Les grandes fortunes poétiques ne pouvaient guère se faire qu’au théâtre ; notre débutant commence à travailler pour les comédiens [4]. Port-Royal frémit : il y avait une tante [5], qui lui écrivit toute sorte d’adjurations, d’ « excommunications » ; Racine prit de l’humeur, et perdit le respect. On l’envoya en Languedoc, à Uzès, auprès d’un oncle, le grand vicaire Antoine Sconin : il devait y étudier la théologie, et recevoir des bénéfices. Il lut donc Saint Thomas et les Pères : mais le monde le garda ; les beaux esprits du lieu, les dames avaient bien reçu ce jeune poète qui avait l’air de Paris et connaissait Chapelain ; ses amis parisiens l’entretenaient aussi de pensées profanes. Il continua de faire des vers. Il lisait, annotait Virgile, Homère, Pindare.
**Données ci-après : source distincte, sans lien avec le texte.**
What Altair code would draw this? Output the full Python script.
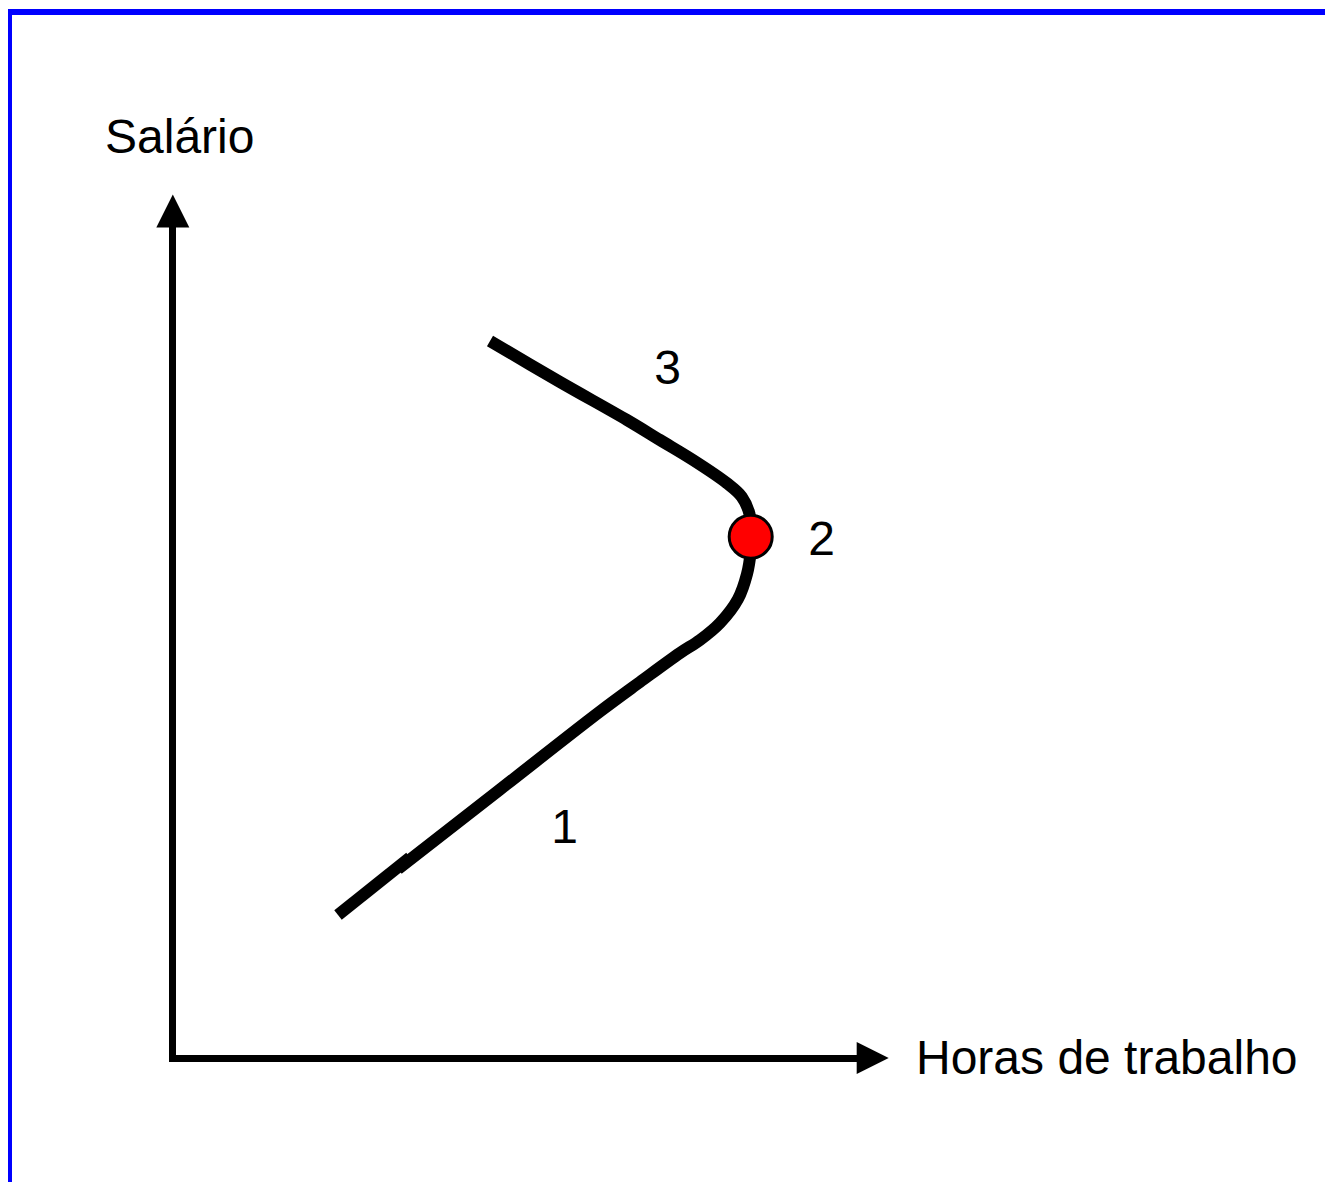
import altair as alt
import pandas as pd

# Diagram coordinates: hours (x) and wage (y), origin at the axes corner (pixel-like units)
# Main curve (backward-bending labour supply), drawn as two pieces that meet near the bottom
curve_h = [165.5, 237.5]
curve_w = [143.5, 201.0]
curve2_h = [225.5, 327.5, 427.5, 467.5, 507.5, 527.5, 547.5, 565.5, 574.5, 578.0, 578.5,
            577.0, 569.2, 554.2, 520.5, 487.5, 454.5, 387.5, 317.5]
curve2_w = [189.5, 269.0, 347.0, 376.5, 405.5, 418.5, 435.5, 459.5, 484.5, 505.5, 521.5,
            544.5, 561.8, 575.5, 598.5, 618.5, 638.5, 676.5, 717.5]

# Point 2 (marker)
dot_h = [578.2]
dot_w = [521.8]

# Labels
num_labels = ["1", "2", "3"]
num_h = [392.0, 649.0, 495.0]
num_w = [215.5, 503.5, 674.5]

axis_labels = ["Salário", "Horas de trabalho"]
axis_lab_h = [-67.5, 743.5]
axis_lab_w = [905.5, -15.5]

# Axes
vaxis = {"h": [0.0], "w1": [-3.5], "w2": [846.5]}
haxis = {"w": [0.0], "h1": [-3.5], "h2": [687.5]}
arrow_up = {"h": [0.3], "w": [847.5]}
arrow_right = {"h": [700.2], "w": [0.5]}

W, H = 1317, 1174
XD = [-164.5, W - 164.5]
YD = [1058.5 - (8 + H), 1050.5]

xs = alt.Scale(domain=XD, nice=False, zero=False)
ys = alt.Scale(domain=YD, nice=False, zero=False)

def X(f):
    return alt.X(f, type="quantitative", scale=xs, axis=None)

def Y(f):
    return alt.Y(f, type="quantitative", scale=ys, axis=None)

# frame (blue)
top_df = pd.DataFrame({"w": [1046.5], "h1": [XD[0]], "h2": [XD[1]]})
left_df = pd.DataFrame({"h": [-162.5], "w1": [YD[0]], "w2": [1049.5]})
frame_top = alt.Chart(top_df).mark_rule(color="#0000ff", strokeWidth=6).encode(
    x=X("h1"), x2="h2", y=Y("w"))
frame_left = alt.Chart(left_df).mark_rule(color="#0000ff", strokeWidth=4).encode(
    x=X("h"), y=Y("w1"), y2="w2")

v_rule = alt.Chart(pd.DataFrame(vaxis)).mark_rule(color="black", strokeWidth=7).encode(
    x=X("h"), y=Y("w1"), y2="w2")
h_rule = alt.Chart(pd.DataFrame(haxis)).mark_rule(color="black", strokeWidth=7).encode(
    x=X("h1"), x2="h2", y=Y("w"))

up = alt.Chart(pd.DataFrame(arrow_up)).mark_point(
    shape="M0,-1L-1,1L1,1Z", filled=True, color="black", opacity=1, size=1089, strokeWidth=0
).encode(x=X("h"), y=Y("w"))
right = alt.Chart(pd.DataFrame(arrow_right)).mark_point(
    shape="M1,0L-1,-1L-1,1Z", filled=True, color="black", opacity=1, size=1024, strokeWidth=0
).encode(x=X("h"), y=Y("w"))

seg_rows = []
for i, (a, b) in enumerate(zip(curve_h, curve_w)):
    seg_rows.append({"seg": "a", "i": i, "h": a, "w": b})
for i, (a, b) in enumerate(zip(curve2_h, curve2_w)):
    seg_rows.append({"seg": "b", "i": i, "h": a, "w": b})
curve_df = pd.DataFrame(seg_rows)

curve = alt.Chart(curve_df).mark_line(
    color="black", strokeWidth=12, interpolate="catmull-rom", strokeCap="butt", strokeJoin="round"
).encode(x=X("h"), y=Y("w"), detail="seg:N", order="i:Q")

dot = alt.Chart(pd.DataFrame({"h": dot_h, "w": dot_w})).mark_circle(
    size=1850, color="#ff0000", opacity=1, stroke="black", strokeWidth=3
).encode(x=X("h"), y=Y("w"))

FONT = "Liberation Sans, Arial, Helvetica, sans-serif"
nums = alt.Chart(pd.DataFrame({"t": num_labels, "h": num_h, "w": num_w})).mark_text(
    fontSize=48, font=FONT, align="center", baseline="alphabetic", color="black"
).encode(x=X("h"), y=Y("w"), text="t:N")

labs = alt.Chart(pd.DataFrame({"t": axis_labels, "h": axis_lab_h, "w": axis_lab_w})).mark_text(
    fontSize=48, font=FONT, align="left", baseline="alphabetic", color="black"
).encode(x=X("h"), y=Y("w"), text="t:N")

chart = alt.layer(frame_top, frame_left, v_rule, h_rule, up, right, curve, dot, nums, labs).properties(
    width=W, height=H, padding=0, autosize=alt.AutoSizeParams(type="none"),
    background="white"
).configure_view(stroke=None)

chart.save("out.html", embed_options={"renderer": "svg", "actions": False})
Paris le revit, en 1663, plus poète que jamais. Il y retrouva La Fontaine, il y connut Boileau et Molière : avec eux, il hanta le Mouton blanc et la Croix de Lorraine ; et il apprit à rire de Chapelain. Il vit les libres compagnies, les comédiennes ; il éprouva les plaisirs et les passions. Il vécut ce qu’il devait peindre. Deux pièces [6] qu’il donna, et qui ne sont pas des chefs-d’œuvre, achevèrent de le brouiller avec Port-Royal. Il prit pour lui une phrase que Nicole adressait à Desmarets de Saint-Sorlin, avec qui le jansénisme bataillait alors ; et se croyant traité d’ « empoisonneur public, non des corps mais des âmes des fidèles [7] », il lança contre ses anciens maîtres une lettre extrêmement spirituelle et satirique

  1. Le Paysage de Port-Royal, sept odes.
  2. Il avait été faire sa philosophie au collège d’Harcourt.
  3. Pour le mariage du roi. Cette ode fut suivie de la Convalescence du Roi (1663), puis de la Renommée aux Muses, qui lia Racine avec Boileau.
  4. Amasie, refusée aux Marais ; plans des Amours d’Ovide.
  5. La mère Agnès de Sainte-Thècle.
  6. La Thébaïde (1664), jouée par Molière ; Alexandre (1665), jouée par Molière, puis portée à l’Hôtel de Bourgogne, ce qui brouilla Molière et Racine.
  7. Visionnaires. Nicole a écrit contre Desmarets les Imaginaires et les Visionnaires.